═══ Data provided ═══

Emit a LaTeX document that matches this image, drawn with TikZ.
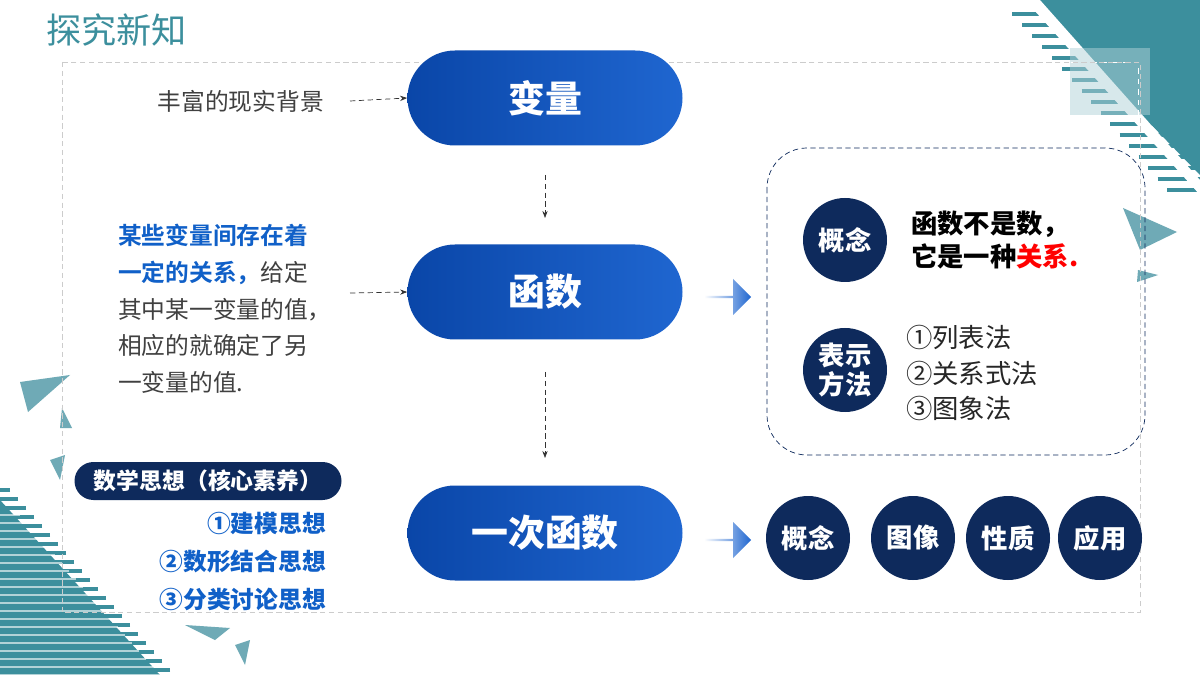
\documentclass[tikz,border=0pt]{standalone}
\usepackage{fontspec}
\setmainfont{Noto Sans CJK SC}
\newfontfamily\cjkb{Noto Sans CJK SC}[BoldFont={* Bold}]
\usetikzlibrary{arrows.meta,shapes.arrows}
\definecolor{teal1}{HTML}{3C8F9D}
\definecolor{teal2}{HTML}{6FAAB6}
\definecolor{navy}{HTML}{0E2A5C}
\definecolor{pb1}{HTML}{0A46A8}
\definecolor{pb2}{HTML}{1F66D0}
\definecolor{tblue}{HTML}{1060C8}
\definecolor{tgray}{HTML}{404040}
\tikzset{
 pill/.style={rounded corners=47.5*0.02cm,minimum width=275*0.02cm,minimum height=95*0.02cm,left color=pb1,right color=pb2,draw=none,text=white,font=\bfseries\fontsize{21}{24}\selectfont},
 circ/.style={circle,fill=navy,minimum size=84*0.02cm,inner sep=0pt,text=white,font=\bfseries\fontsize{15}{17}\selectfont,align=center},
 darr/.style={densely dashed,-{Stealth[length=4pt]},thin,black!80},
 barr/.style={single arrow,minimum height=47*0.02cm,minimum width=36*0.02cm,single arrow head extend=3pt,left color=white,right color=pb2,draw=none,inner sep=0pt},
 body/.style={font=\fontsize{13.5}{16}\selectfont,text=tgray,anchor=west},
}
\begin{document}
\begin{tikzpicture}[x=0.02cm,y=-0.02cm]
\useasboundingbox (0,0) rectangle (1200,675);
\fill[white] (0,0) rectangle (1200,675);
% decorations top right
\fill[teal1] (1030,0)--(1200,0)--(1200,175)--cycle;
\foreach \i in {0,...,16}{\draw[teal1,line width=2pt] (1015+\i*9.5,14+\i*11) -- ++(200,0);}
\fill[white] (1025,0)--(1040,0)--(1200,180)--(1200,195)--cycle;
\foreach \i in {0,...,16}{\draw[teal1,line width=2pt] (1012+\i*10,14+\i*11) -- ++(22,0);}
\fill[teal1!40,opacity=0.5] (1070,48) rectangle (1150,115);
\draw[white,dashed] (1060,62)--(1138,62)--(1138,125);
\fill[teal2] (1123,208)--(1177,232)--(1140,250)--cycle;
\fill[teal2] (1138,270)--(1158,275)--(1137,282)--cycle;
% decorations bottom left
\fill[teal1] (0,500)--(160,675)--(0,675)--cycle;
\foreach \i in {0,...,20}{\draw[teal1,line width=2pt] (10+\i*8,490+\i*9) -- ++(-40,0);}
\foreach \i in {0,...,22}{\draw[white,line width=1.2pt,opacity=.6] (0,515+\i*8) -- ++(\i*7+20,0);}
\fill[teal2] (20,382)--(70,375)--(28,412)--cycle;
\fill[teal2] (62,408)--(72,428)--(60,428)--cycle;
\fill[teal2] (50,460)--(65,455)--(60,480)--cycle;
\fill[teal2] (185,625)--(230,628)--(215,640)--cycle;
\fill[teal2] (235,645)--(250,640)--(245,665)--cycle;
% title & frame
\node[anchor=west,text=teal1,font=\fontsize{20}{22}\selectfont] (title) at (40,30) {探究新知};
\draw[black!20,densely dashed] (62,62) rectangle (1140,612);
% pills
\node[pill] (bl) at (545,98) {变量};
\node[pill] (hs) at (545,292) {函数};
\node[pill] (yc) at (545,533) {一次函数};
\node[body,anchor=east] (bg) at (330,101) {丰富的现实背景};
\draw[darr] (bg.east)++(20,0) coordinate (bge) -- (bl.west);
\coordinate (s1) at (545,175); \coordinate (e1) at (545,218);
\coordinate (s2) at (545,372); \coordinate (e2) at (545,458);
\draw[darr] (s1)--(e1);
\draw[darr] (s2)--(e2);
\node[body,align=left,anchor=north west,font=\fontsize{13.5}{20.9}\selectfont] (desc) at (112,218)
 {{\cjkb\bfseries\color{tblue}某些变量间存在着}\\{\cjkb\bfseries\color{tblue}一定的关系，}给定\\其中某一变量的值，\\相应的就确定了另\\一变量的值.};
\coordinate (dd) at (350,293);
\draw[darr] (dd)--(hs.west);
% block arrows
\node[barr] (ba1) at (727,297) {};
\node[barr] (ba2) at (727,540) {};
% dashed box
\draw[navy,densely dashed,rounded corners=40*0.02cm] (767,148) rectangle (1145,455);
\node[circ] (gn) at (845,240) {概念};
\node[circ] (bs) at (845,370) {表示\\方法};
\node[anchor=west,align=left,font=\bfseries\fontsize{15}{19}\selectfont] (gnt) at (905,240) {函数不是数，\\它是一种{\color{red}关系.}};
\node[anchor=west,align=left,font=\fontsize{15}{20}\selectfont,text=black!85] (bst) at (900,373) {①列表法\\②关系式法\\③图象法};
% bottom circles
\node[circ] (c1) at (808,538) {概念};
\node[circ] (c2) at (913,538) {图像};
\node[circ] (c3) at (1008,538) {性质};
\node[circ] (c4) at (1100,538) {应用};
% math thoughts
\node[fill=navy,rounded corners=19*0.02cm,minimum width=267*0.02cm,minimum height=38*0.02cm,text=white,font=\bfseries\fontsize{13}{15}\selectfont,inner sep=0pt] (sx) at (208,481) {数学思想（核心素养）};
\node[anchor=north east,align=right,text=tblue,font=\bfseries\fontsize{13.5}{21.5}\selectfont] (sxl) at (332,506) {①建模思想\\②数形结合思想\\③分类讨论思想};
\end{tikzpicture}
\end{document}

═══

_Exercise objective_
All of the material above is to be copied exactly, except for its images.

_Output below_
Emit a LaTeX document that matches this image, drawn with TikZ.
\documentclass[tikz,border=0pt]{standalone}
\usepackage{fontspec}
\setmainfont{Noto Sans CJK SC}
\newfontfamily\cjkb{Noto Sans CJK SC}[BoldFont={* Bold}]
\usetikzlibrary{arrows.meta,shapes.arrows}
\definecolor{teal1}{HTML}{3C8F9D}
\definecolor{teal2}{HTML}{6FAAB6}
\definecolor{navy}{HTML}{0E2A5C}
\definecolor{pb1}{HTML}{0A46A8}
\definecolor{pb2}{HTML}{1F66D0}
\definecolor{tblue}{HTML}{1060C8}
\definecolor{tgray}{HTML}{404040}
\tikzset{
 pill/.style={rounded corners=47.5*0.02cm,minimum width=275*0.02cm,minimum height=95*0.02cm,left color=pb1,right color=pb2,draw=none,text=white,font=\bfseries\fontsize{21}{24}\selectfont},
 circ/.style={circle,fill=navy,minimum size=84*0.02cm,inner sep=0pt,text=white,font=\bfseries\fontsize{15}{17}\selectfont,align=center},
 darr/.style={densely dashed,-{Stealth[length=4pt]},thin,black!80},
 barr/.style={single arrow,minimum height=47*0.02cm,minimum width=36*0.02cm,single arrow head extend=3pt,left color=white,right color=pb2,draw=none,inner sep=0pt},
 body/.style={font=\fontsize{13.5}{16}\selectfont,text=tgray,anchor=west},
}
\begin{document}
\begin{tikzpicture}[x=0.02cm,y=-0.02cm]
\useasboundingbox (0,0) rectangle (1200,675);
\fill[white] (0,0) rectangle (1200,675);
% decorations top right
\fill[teal1] (1030,0)--(1200,0)--(1200,175)--cycle;
\foreach \i in {0,...,16}{\draw[teal1,line width=2pt] (1015+\i*9.5,14+\i*11) -- ++(200,0);}
\fill[white] (1025,0)--(1040,0)--(1200,180)--(1200,195)--cycle;
\foreach \i in {0,...,16}{\draw[teal1,line width=2pt] (1012+\i*10,14+\i*11) -- ++(22,0);}
\fill[teal1!40,opacity=0.5] (1070,48) rectangle (1150,115);
\draw[white,dashed] (1060,62)--(1138,62)--(1138,125);
\fill[teal2] (1123,208)--(1177,232)--(1140,250)--cycle;
\fill[teal2] (1138,270)--(1158,275)--(1137,282)--cycle;
% decorations bottom left
\fill[teal1] (0,500)--(160,675)--(0,675)--cycle;
\foreach \i in {0,...,20}{\draw[teal1,line width=2pt] (10+\i*8,490+\i*9) -- ++(-40,0);}
\foreach \i in {0,...,22}{\draw[white,line width=1.2pt,opacity=.6] (0,515+\i*8) -- ++(\i*7+20,0);}
\fill[teal2] (20,382)--(70,375)--(28,412)--cycle;
\fill[teal2] (62,408)--(72,428)--(60,428)--cycle;
\fill[teal2] (50,460)--(65,455)--(60,480)--cycle;
\fill[teal2] (185,625)--(230,628)--(215,640)--cycle;
\fill[teal2] (235,645)--(250,640)--(245,665)--cycle;
% title & frame
\node[anchor=west,text=teal1,font=\fontsize{20}{22}\selectfont] (title) at (40,30) {探究新知};
\draw[black!20,densely dashed] (62,62) rectangle (1140,612);
% pills
\node[pill] (bl) at (545,98) {变量};
\node[pill] (hs) at (545,292) {函数};
\node[pill] (yc) at (545,533) {一次函数};
\node[body,anchor=east] (bg) at (330,101) {丰富的现实背景};
\draw[darr] (bg.east)++(20,0) coordinate (bge) -- (bl.west);
\coordinate (s1) at (545,175); \coordinate (e1) at (545,218);
\coordinate (s2) at (545,372); \coordinate (e2) at (545,458);
\draw[darr] (s1)--(e1);
\draw[darr] (s2)--(e2);
\node[body,align=left,anchor=north west,font=\fontsize{13.5}{20.9}\selectfont] (desc) at (112,218)
 {{\cjkb\bfseries\color{tblue}某些变量间存在着}\\{\cjkb\bfseries\color{tblue}一定的关系，}给定\\其中某一变量的值，\\相应的就确定了另\\一变量的值.};
\coordinate (dd) at (350,293);
\draw[darr] (dd)--(hs.west);
% block arrows
\node[barr] (ba1) at (727,297) {};
\node[barr] (ba2) at (727,540) {};
% dashed box
\draw[navy,densely dashed,rounded corners=40*0.02cm] (767,148) rectangle (1145,455);
\node[circ] (gn) at (845,240) {概念};
\node[circ] (bs) at (845,370) {表示\\方法};
\node[anchor=west,align=left,font=\bfseries\fontsize{15}{19}\selectfont] (gnt) at (905,240) {函数不是数，\\它是一种{\color{red}关系.}};
\node[anchor=west,align=left,font=\fontsize{15}{20}\selectfont,text=black!85] (bst) at (900,373) {①列表法\\②关系式法\\③图象法};
% bottom circles
\node[circ] (c1) at (808,538) {概念};
\node[circ] (c2) at (913,538) {图像};
\node[circ] (c3) at (1008,538) {性质};
\node[circ] (c4) at (1100,538) {应用};
% math thoughts
\node[fill=navy,rounded corners=19*0.02cm,minimum width=267*0.02cm,minimum height=38*0.02cm,text=white,font=\bfseries\fontsize{13}{15}\selectfont,inner sep=0pt] (sx) at (208,481) {数学思想（核心素养）};
\node[anchor=north east,align=right,text=tblue,font=\bfseries\fontsize{13.5}{21.5}\selectfont] (sxl) at (332,506) {①建模思想\\②数形结合思想\\③分类讨论思想};
\end{tikzpicture}
\end{document}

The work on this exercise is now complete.